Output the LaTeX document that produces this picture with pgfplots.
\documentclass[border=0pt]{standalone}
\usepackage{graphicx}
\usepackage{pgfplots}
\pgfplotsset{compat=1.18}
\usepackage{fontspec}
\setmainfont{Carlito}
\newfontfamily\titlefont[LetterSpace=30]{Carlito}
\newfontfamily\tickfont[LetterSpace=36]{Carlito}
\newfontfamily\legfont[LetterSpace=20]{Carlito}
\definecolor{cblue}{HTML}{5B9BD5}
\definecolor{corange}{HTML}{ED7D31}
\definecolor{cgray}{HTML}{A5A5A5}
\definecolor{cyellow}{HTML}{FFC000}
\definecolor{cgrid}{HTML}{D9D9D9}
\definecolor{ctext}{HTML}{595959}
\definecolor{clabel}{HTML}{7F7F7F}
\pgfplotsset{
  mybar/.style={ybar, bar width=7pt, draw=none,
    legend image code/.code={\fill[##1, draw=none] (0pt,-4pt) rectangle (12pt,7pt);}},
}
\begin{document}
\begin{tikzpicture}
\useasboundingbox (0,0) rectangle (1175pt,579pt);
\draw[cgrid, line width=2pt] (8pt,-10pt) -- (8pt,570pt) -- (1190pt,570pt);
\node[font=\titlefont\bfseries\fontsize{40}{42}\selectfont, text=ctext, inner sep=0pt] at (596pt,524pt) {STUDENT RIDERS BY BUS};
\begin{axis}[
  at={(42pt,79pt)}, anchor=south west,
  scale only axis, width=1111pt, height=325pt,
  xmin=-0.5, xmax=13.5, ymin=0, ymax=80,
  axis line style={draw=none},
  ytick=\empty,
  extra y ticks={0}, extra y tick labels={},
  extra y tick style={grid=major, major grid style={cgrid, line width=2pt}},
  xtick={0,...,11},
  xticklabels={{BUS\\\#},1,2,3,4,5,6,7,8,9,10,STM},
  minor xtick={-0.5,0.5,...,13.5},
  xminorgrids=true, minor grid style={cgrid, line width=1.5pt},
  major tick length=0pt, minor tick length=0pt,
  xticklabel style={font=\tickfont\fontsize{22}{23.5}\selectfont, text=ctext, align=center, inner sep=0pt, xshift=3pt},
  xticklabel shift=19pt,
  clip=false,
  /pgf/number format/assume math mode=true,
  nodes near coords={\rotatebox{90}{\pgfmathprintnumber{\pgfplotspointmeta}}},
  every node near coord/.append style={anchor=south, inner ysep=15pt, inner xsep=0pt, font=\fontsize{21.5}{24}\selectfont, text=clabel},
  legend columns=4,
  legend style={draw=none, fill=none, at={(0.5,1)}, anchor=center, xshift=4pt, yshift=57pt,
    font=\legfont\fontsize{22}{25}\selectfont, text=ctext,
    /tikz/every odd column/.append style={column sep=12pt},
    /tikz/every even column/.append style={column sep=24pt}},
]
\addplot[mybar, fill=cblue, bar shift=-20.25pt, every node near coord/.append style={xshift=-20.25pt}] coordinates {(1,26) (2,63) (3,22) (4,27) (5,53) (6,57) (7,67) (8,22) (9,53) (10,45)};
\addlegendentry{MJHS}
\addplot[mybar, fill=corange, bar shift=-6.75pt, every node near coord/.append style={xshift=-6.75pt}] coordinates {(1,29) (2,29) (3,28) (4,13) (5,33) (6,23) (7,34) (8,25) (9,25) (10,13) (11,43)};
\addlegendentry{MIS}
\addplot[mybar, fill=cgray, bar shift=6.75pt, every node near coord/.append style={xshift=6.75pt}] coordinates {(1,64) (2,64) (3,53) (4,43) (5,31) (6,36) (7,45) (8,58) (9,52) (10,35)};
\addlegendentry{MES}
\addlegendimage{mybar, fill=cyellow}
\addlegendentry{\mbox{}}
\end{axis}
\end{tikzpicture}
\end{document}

------------------------------------------------

Give an exact copy of all the data shown above.

_RESPONSE TO THIS TASK_
Output the LaTeX document that produces this picture with pgfplots.
\documentclass[border=0pt]{standalone}
\usepackage{graphicx}
\usepackage{pgfplots}
\pgfplotsset{compat=1.18}
\usepackage{fontspec}
\setmainfont{Carlito}
\newfontfamily\titlefont[LetterSpace=30]{Carlito}
\newfontfamily\tickfont[LetterSpace=36]{Carlito}
\newfontfamily\legfont[LetterSpace=20]{Carlito}
\definecolor{cblue}{HTML}{5B9BD5}
\definecolor{corange}{HTML}{ED7D31}
\definecolor{cgray}{HTML}{A5A5A5}
\definecolor{cyellow}{HTML}{FFC000}
\definecolor{cgrid}{HTML}{D9D9D9}
\definecolor{ctext}{HTML}{595959}
\definecolor{clabel}{HTML}{7F7F7F}
\pgfplotsset{
  mybar/.style={ybar, bar width=7pt, draw=none,
    legend image code/.code={\fill[##1, draw=none] (0pt,-4pt) rectangle (12pt,7pt);}},
}
\begin{document}
\begin{tikzpicture}
\useasboundingbox (0,0) rectangle (1175pt,579pt);
\draw[cgrid, line width=2pt] (8pt,-10pt) -- (8pt,570pt) -- (1190pt,570pt);
\node[font=\titlefont\bfseries\fontsize{40}{42}\selectfont, text=ctext, inner sep=0pt] at (596pt,524pt) {STUDENT RIDERS BY BUS};
\begin{axis}[
  at={(42pt,79pt)}, anchor=south west,
  scale only axis, width=1111pt, height=325pt,
  xmin=-0.5, xmax=13.5, ymin=0, ymax=80,
  axis line style={draw=none},
  ytick=\empty,
  extra y ticks={0}, extra y tick labels={},
  extra y tick style={grid=major, major grid style={cgrid, line width=2pt}},
  xtick={0,...,11},
  xticklabels={{BUS\\\#},1,2,3,4,5,6,7,8,9,10,STM},
  minor xtick={-0.5,0.5,...,13.5},
  xminorgrids=true, minor grid style={cgrid, line width=1.5pt},
  major tick length=0pt, minor tick length=0pt,
  xticklabel style={font=\tickfont\fontsize{22}{23.5}\selectfont, text=ctext, align=center, inner sep=0pt, xshift=3pt},
  xticklabel shift=19pt,
  clip=false,
  /pgf/number format/assume math mode=true,
  nodes near coords={\rotatebox{90}{\pgfmathprintnumber{\pgfplotspointmeta}}},
  every node near coord/.append style={anchor=south, inner ysep=15pt, inner xsep=0pt, font=\fontsize{21.5}{24}\selectfont, text=clabel},
  legend columns=4,
  legend style={draw=none, fill=none, at={(0.5,1)}, anchor=center, xshift=4pt, yshift=57pt,
    font=\legfont\fontsize{22}{25}\selectfont, text=ctext,
    /tikz/every odd column/.append style={column sep=12pt},
    /tikz/every even column/.append style={column sep=24pt}},
]
\addplot[mybar, fill=cblue, bar shift=-20.25pt, every node near coord/.append style={xshift=-20.25pt}] coordinates {(1,26) (2,63) (3,22) (4,27) (5,53) (6,57) (7,67) (8,22) (9,53) (10,45)};
\addlegendentry{MJHS}
\addplot[mybar, fill=corange, bar shift=-6.75pt, every node near coord/.append style={xshift=-6.75pt}] coordinates {(1,29) (2,29) (3,28) (4,13) (5,33) (6,23) (7,34) (8,25) (9,25) (10,13) (11,43)};
\addlegendentry{MIS}
\addplot[mybar, fill=cgray, bar shift=6.75pt, every node near coord/.append style={xshift=6.75pt}] coordinates {(1,64) (2,64) (3,53) (4,43) (5,31) (6,36) (7,45) (8,58) (9,52) (10,35)};
\addlegendentry{MES}
\addlegendimage{mybar, fill=cyellow}
\addlegendentry{\mbox{}}
\end{axis}
\end{tikzpicture}
\end{document}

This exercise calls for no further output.